Excuse #2 - "Who are you?" (Exodus 3:13-22) - Moses turned the tables on God and admitted to an ignorance of God's identity (even though he knew that the God who was speaking to him was "the God of Abraham, the God of Isaac and the God of Jacob" -- Exodus 3:6). In answer to this excuse, God identified Himself as the Great I Am (Exodus 3:14).
Excuse #3 - "They won't believe me!" (Exodus 4:1-9) - Moses was still haunted by his rejection 40 years earlier (Exodus 2:11-15), and his imagination worked overtime, conjuring up images of continuing rejection by the very ones he had been sent to rescue. But in answer to this objection, God encouraged Moses and established a set of miraculous signs that would be proof of his anointed leadership.
Excuse #4 - "I'm not eloquent" (Exodus 4:10=12) - Some people have considered it possible that Moses was a stutterer, and this of course might be possible. But in the light of Acts 7:22, I think it more likely that Moses' lack of eloquence was the result of his inferiority complex and poor self-image. Once again, God encouraged Moses and even made a concession to him, allowing Aaron, his older brother, to act as his mouthpiece.
Excuse #5 - "Send someone else!" (Exodus 4:13-17) - This was the point where God finally got angry with Moses. Yet ultimately Moses did obey God and was indeed transformed into the powerful leader that Israel needed, the prophet described in Deuteronomy 34:10-12.
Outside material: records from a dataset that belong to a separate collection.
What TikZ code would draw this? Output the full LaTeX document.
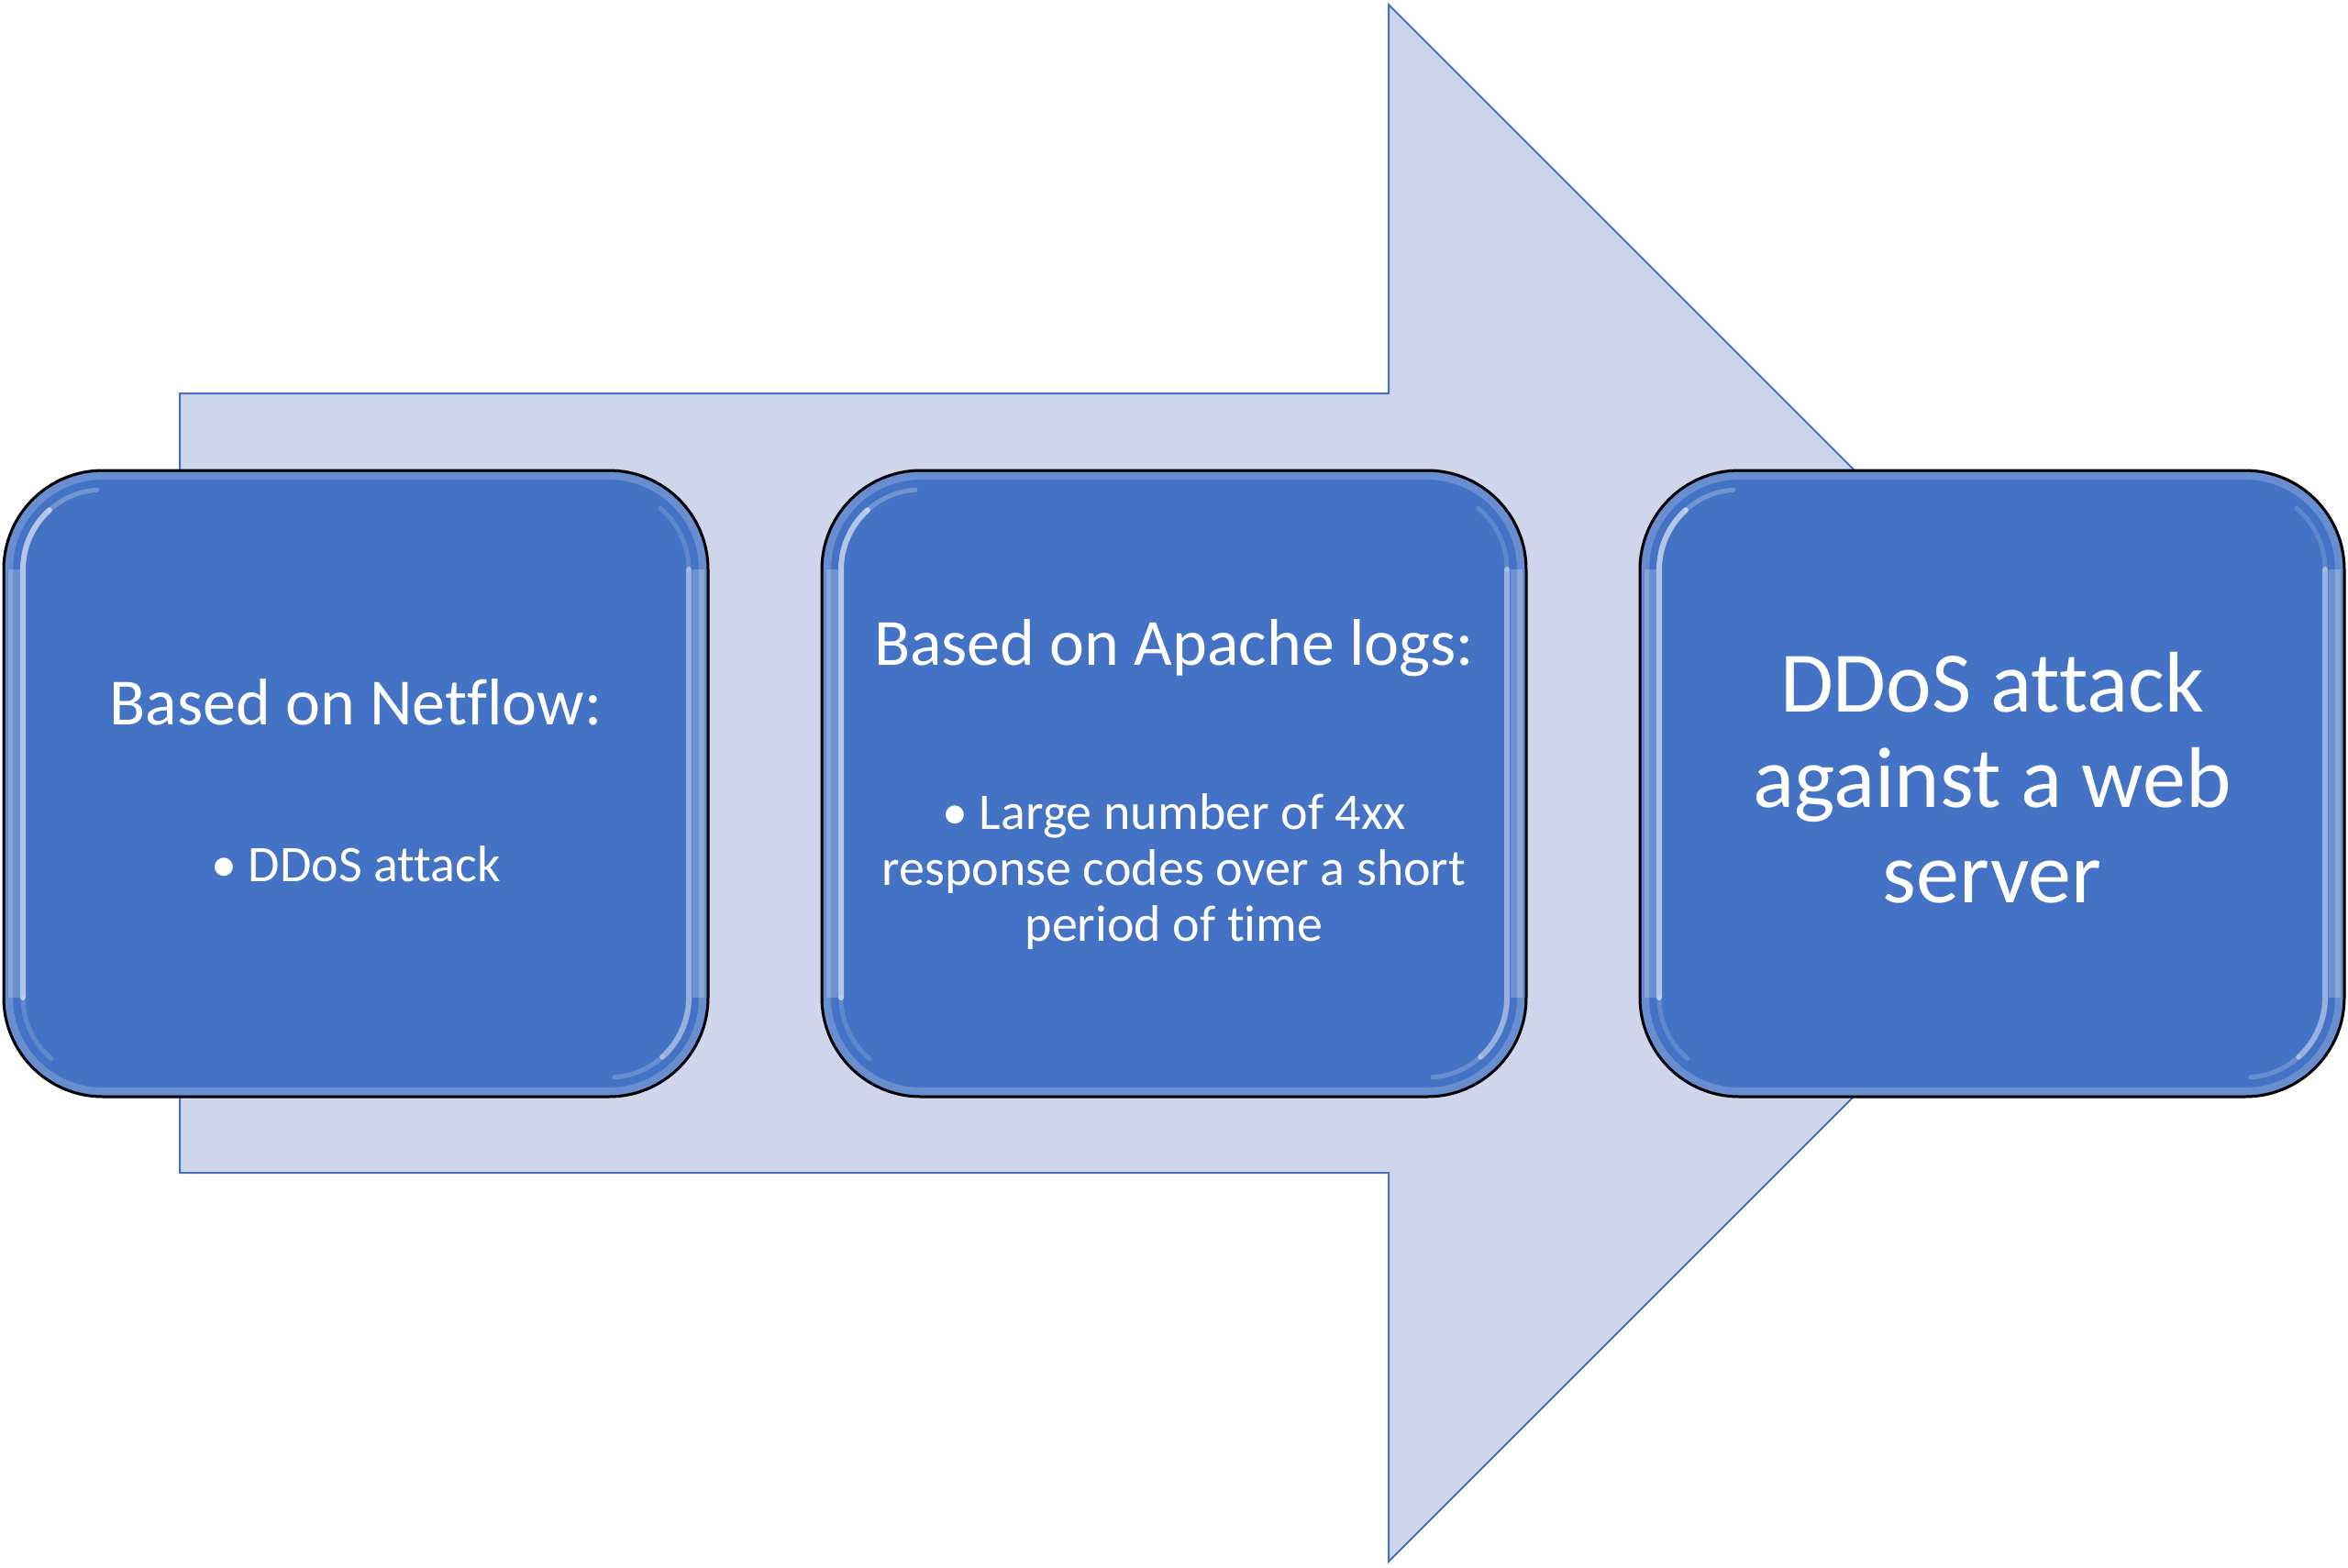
\documentclass[tikz,border=0pt]{standalone}
\usepackage{fontspec}
\setmainfont{Carlito}[Ligatures={NoCommon,NoContextual}]
\definecolor{arrowfill}{HTML}{CFD5EA}
\definecolor{accent}{HTML}{4472C4}
\tikzset{
  x=1pt, y=-1pt,
  bigarrow/.style={fill=arrowfill, draw=accent, line width=2pt, line join=miter},
  bevelbox/.style={fill=accent, draw=black, line width=3pt, rounded corners=108pt,
    minimum width=768pt, minimum height=683pt, inner sep=0pt},
  txt/.style={text=white, inner sep=0pt, anchor=base},
  ttl/.style={txt, font=\fontsize{72}{79}\selectfont},
  bul/.style={txt, font=\fontsize{56}{61}\selectfont},
  big/.style={txt, font=\fontsize{94}{103}\selectfont},
  shine/.style={draw=white, line cap=round},
}
\newcommand\boxshine[2]{%
  \begin{scope}[shift={(#1,#2)}]
    % soft light band just inside the outline
    \draw[white, opacity=.2, line width=8pt, rounded corners=102pt] (-378,-335.5) rectangle (378,335.5);
    % wider lighter band on the sides
    \draw[white, opacity=.22, line width=13pt] (-373,-233.5) -- (-373,233.5);
    \draw[white, opacity=.22, line width=13pt] (373,-233.5) -- (373,233.5);
    % bright highlight lines (arc angles are canvas angles: 90 = up)
    \draw[shine, opacity=.6, line width=6pt] (-363,233.5) -- (-363,-233.5) arc[start angle=180, end angle=132, radius=87pt];
    \draw[shine, opacity=.25, line width=5pt] (-276,-233.5) ++(132:87pt) arc[start angle=132, end angle=94, radius=87pt];
    \draw[shine, opacity=.45, line width=6pt] (363,-233.5) -- (363,233.5) arc[start angle=0, end angle=-48, radius=87pt];
    \draw[shine, opacity=.2, line width=5pt] (276,233.5) ++(-48:87pt) arc[start angle=-48, end angle=-86, radius=87pt];
    \draw[shine, opacity=.15, line width=5pt] (-363,233.5) arc[start angle=180, end angle=230, radius=87pt];
    \draw[shine, opacity=.15, line width=5pt] (363,-233.5) arc[start angle=0, end angle=50, radius=87pt];
  \end{scope}}
\begin{document}
\begin{tikzpicture}
\useasboundingbox (0,0) rectangle (2560,1709);
\draw[bigarrow] (196,429) -- (1514,429) -- (1514,5) -- (2363,854) -- (1514,1703) -- (1514,1279) -- (196,1279) -- cycle;

\node[bevelbox] (b1) at (388,854.5) {};
\node[bevelbox] (b2) at (1280,854.5) {};
\node[bevelbox] (b3) at (2172,854.5) {};
\boxshine{388}{854.5}
\boxshine{1280}{854.5}
\boxshine{2172}{854.5}

\node[ttl] (t1) at (388,790) {Based on Netflow:};
\node[bul] (t1a) at (388,961) {• DDoS attack};

\node[ttl] (t2) at (1280,725) {Based on Apache logs:};
\node[bul] (t2a) at (1280,904) {• Large number of 4xx};
\node[bul] (t2b) at (1280,965) {response codes over a short};
\node[bul] (t2c) at (1280,1026) {period of time};

\node[big] (t3a) at (2172,776) {DDoS attack};
\node[big] (t3b) at (2172,880) {against a web};
\node[big] (t3c) at (2172,984) {server};
\end{tikzpicture}
\end{document}
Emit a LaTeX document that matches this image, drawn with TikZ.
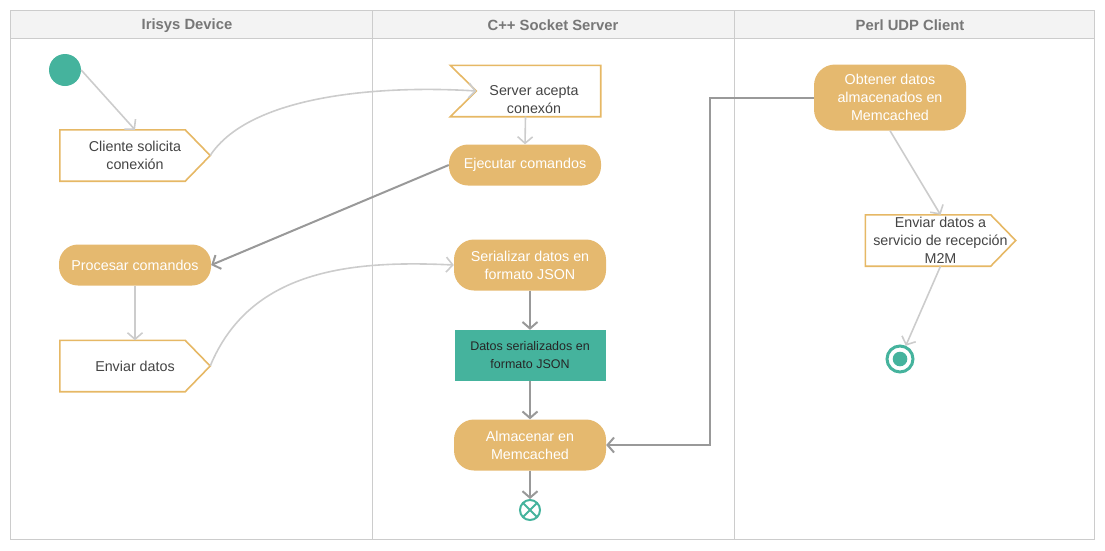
\documentclass[tikz,border=0pt]{standalone}
\usepackage{fontspec}
\setmainfont{Liberation Sans}
\usetikzlibrary{arrows.meta}
\definecolor{orng}{HTML}{E5B96F}
\definecolor{orngline}{HTML}{E6B865}
\definecolor{teal}{HTML}{45B39D}
\definecolor{lgrey}{HTML}{CCCCCC}
\definecolor{dgrey}{HTML}{999999}
\definecolor{hdr}{HTML}{F3F3F3}
\definecolor{hdrtext}{HTML}{777777}
\definecolor{txt}{HTML}{444444}
\begin{document}
\begin{tikzpicture}[x=1pt,y=-1pt,
  frame/.style={draw=lgrey, line width=1pt},
  lanetitle/.style={font=\fontsize{14.8}{17}\selectfont\bfseries, text=hdrtext},
  act/.style={rounded corners=19pt, fill=orng, text=white, minimum width=152pt, minimum height=41pt, align=center, inner sep=0pt, font=\fontsize{14.3}{18}\selectfont},
  sigbox/.style={minimum width=150pt, minimum height=51pt, align=center, inner sep=0pt, text=txt, font=\fontsize{14.3}{18}\selectfont},
  sigline/.style={draw=orngline, line width=1.6pt, fill=white},
  objbox/.style={fill=teal, minimum width=151pt, minimum height=51pt, align=center, inner sep=0pt, text=black!85, font=\fontsize{12.5}{18}\selectfont},
  lightarr/.style={draw=lgrey, line width=1.6pt, -{Straight Barb[length=6.5pt,width=15pt]}},
  darkarr/.style={draw=dgrey, line width=2pt, -{Straight Barb[length=6.5pt,width=15pt]}}
]
\useasboundingbox (0,0) rectangle (1105,550);
% lanes
\fill[hdr] (10,10) rectangle (1094,38);
\draw[frame] (10,10) rectangle (1094,539);
\draw[frame] (10,38) -- (1094,38);
\draw[frame] (372,10) -- (372,539);
\draw[frame] (734,10) -- (734,539);
\node[lanetitle] (l1) at (187,25.5) {Irisys Device};
\node[lanetitle] (l2) at (553,25.5) {C++ Socket Server};
\node[lanetitle] (l3) at (910,25.5) {Perl UDP Client};

% start
\node[circle, fill=teal, minimum size=32pt, inner sep=0pt] (start) at (65,70) {};

% Cliente solicita conexion
\node[sigbox] (cli) at (135,155.5) {};
\draw[sigline] (cli.north west) -- ([xshift=-25pt]cli.north east) -- (cli.east) -- ([xshift=-25pt]cli.south east) -- (cli.south west) -- cycle;
\node[sigbox, minimum width=0pt, minimum height=0pt] (clit) at (cli.center) {Cliente solicita\\conexión};

% Server acepta
\node[sigbox] (srv) at (525.5,91) {};
\draw[sigline] (srv.north west) -- (srv.north east) -- (srv.south east) -- (srv.south west) -- ([xshift=26pt]srv.west) -- cycle;
\coordinate (srvn) at ([xshift=26pt]srv.west);
\node[sigbox, minimum width=0pt, minimum height=0pt] (srvt) at (534,100) {Server acepta\\conexón};

% Ejecutar comandos
\node[act] (ejec) at (525,165) {Ejecutar comandos};

% Procesar comandos
\node[act] (proc) at (135,265) {Procesar comandos};

% Enviar datos
\node[sigbox] (env) at (135,366) {};
\draw[sigline] (env.north west) -- ([xshift=-25pt]env.north east) -- (env.east) -- ([xshift=-25pt]env.south east) -- (env.south west) -- cycle;
\node[sigbox, minimum width=0pt, minimum height=0pt] (envt) at (env.center) {Enviar datos};

% Serializar
\node[act, minimum height=51pt, rounded corners=20pt] (ser) at (530,265) {Serializar datos en\\formato JSON};

% Datos serializados
\node[objbox] (dat) at (530,355.5) {Datos serializados en\\formato JSON};

% Almacenar
\node[act, minimum height=51pt, rounded corners=20pt] (alm) at (530,445) {Almacenar en\\Memcached};

% flow final
\node[circle, draw=teal, line width=2pt, minimum size=20pt, inner sep=0pt] (ff) at (530,510) {};
\draw[teal, line width=2pt] ([shift={(-7,-7)}]ff.center) -- ([shift={(7,7)}]ff.center);
\draw[teal, line width=2pt] ([shift={(-7,7)}]ff.center) -- ([shift={(7,-7)}]ff.center);

% Obtener datos
\node[act, minimum height=66pt, rounded corners=21pt] (obt) at (890,97.5) {Obtener datos\\almacenados en\\Memcached};

% Enviar datos a servicio
\node[sigbox] (env2) at (940.5,240.5) {};
\draw[sigline] (env2.north west) -- ([xshift=-25pt]env2.north east) -- (env2.east) -- ([xshift=-25pt]env2.south east) -- (env2.south west) -- cycle;
\node[sigbox, minimum width=0pt, minimum height=0pt] (env2t) at (env2.center) {Enviar datos a\\servicio de recepción\\M2M};

% final
\node[circle, draw=teal, line width=3pt, minimum size=26pt, inner sep=0pt] (fin) at (900,359) {};
\fill[teal] (fin.center) circle (7.3pt);

% connectors
\draw[lightarr] (start.east) -- (cli.north);
\draw[lightarr] (cli.east) .. controls (250,95) and (380,85) .. (srvn);
\draw[lightarr] (srv.south) -- (ejec.north);
\draw[darkarr] (ejec.west) -- (proc.east);
\draw[lightarr] (proc.south) -- (env.north);
\draw[lightarr] (env.east) .. controls (250,270) and (350,260) .. (ser.west);
\draw[darkarr] (ser.south) -- (dat.north);
\draw[darkarr] (dat.south) -- (alm.north);
\draw[darkarr] (alm.south) -- (ff.north);
\draw[darkarr] (obt.west) -- ++(-104,0) |- (alm.east);
\draw[lightarr] (obt.south) -- (env2.north);
\draw[lightarr] (env2.south) -- (fin);
\end{tikzpicture}
\end{document}
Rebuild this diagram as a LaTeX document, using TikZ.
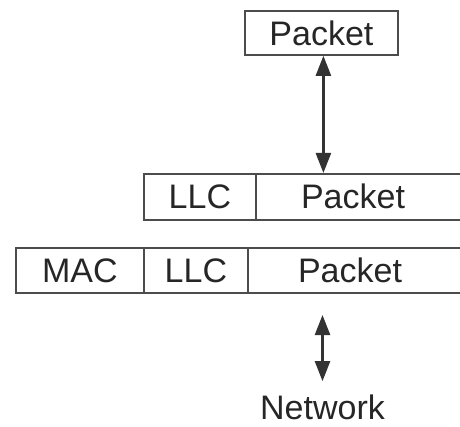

The first thing I noticed, as I studied the life of Moses, was that God's transformation process had, for him, two important parts:
- Part 1 - Humility
- Part 2 - Empowerment
"...All of you, clothe yourselves with humility toward one another, because, 'God opposes the proud but gives grace to the humble.'"I love the way Peter terms it in 1 Peter 5:5: "...clothe yourselves with humility." In other words, just as we put on clothes, so we can also put on humility. And why is humility important? Because "God opposes the proud but gives grace to the humble."
Why did Moses have to spend 40 years hidden in the wilderness before God could use him? Why did he have to experience rejection by his own people, and the trauma of self-recrimination? Obviously, God has His own timing. But apart from that, I also believe that humility needed to be worked into Moses' life -- and, boy, did God do a great job of that, for Numbers 12:3 tells us that Moses ended up being "a very humble man, more humble than anyone else on the face of the earth"!
If God had skipped Stage Two and immediately sent Moses to deliver His people from Egypt, I believe the whole endeavour would have self-destructed. Moses' pride wouldn't have just been his personal downfall (Proverbs 16:18; 29:23), but possibly also the downfall of the whole nation. Not only that but Proverbs 8:13 tells us that God "hate[s] pride and arrogance," and unless God first dealt with Moses' inner pride issue, then God would have continued to oppose Moses on a personal level -- not a good start to his job as deliverer of God's people. This is why Peter goes on to say in 1 Peter 5:6:
"Humble yourselves, therefore, under God's mighty hand, that he may lift you up in due time."Notice that it is "in due time" that God will lift you up. Once again, we see that God has His own timetable by which He works. Many of the heroes of faith, recorded in Scripture, went through a "wilderness preparation" before being launched on their prophetic or kingly career. Isaiah, for example, described this period of seclusion in Isaiah 49:2:
"He made my mouth like a sharpened sword, in the shadow of his hand he hid me; he made me into a polished arrow and concealed me in his quiver."It was only after this intense (and lengthy) period of imposed humility that Moses became ready for the second part of God's transformation process. After the humbling, the time came for God to lift him up. As Jesus described it in Matthew 23:12:
"For whoever exalts himself will be humbled, and whoever humbles himself will be exalted."In the second part of Moses' transformation -- empowerment -- the key, it seems quite clearly, is faith. In reading Hebrews 11:23-29, which describes Moses' life story, it's amazing to see how many times the phrase "by faith" is used -- five times in just seven verses! Even though Moses' gave plenty of excuses to try to get out of obeying God, the Bible tells us that Moses did eventually respond positively to God's command, and Hebrews 11:23-29 indicates that it was faith that motivated Moses' obedience, despite his initial misgivings.
So there it is: the two key elements to God's transformation process -- humility and faith. Both are needed to access God's grace, which is what ultimately transformed Moses into the powerful leader we all know and recognise. So after sharing this in the morning service, I had a long chat with the Lord. My desire is to be transformed into the likeness of God's Son (Romans 8:29), because I desire to expend my life in the purposes of God. And I recognise that, over the last 30 or so years, the Lord has indeed been working in my life developing both these attributes -- humility and faith.
The result of Moses' own transformation was that he became a person "whom the LORD knew face to face" (Deuteronomy 34:10-12) and who knew the ways of God (Psalm 103:7 - read also my post on "The Ways of God"). This is also my desire -- not just to be used by God in His purpose, but to know God on the closest personal level possible. And so, Lord, I'm willing to submit to your process of transformation. I take a hold of the promise of 2 Corinthians 3:13,18:
"We are not like Moses, who would put a veil over his face...[But] we, who with unveiled faces all reflect the Lord's glory, are being transformed into his likeness with ever-increasing glory, which comes from the Lord, who is the Spirit."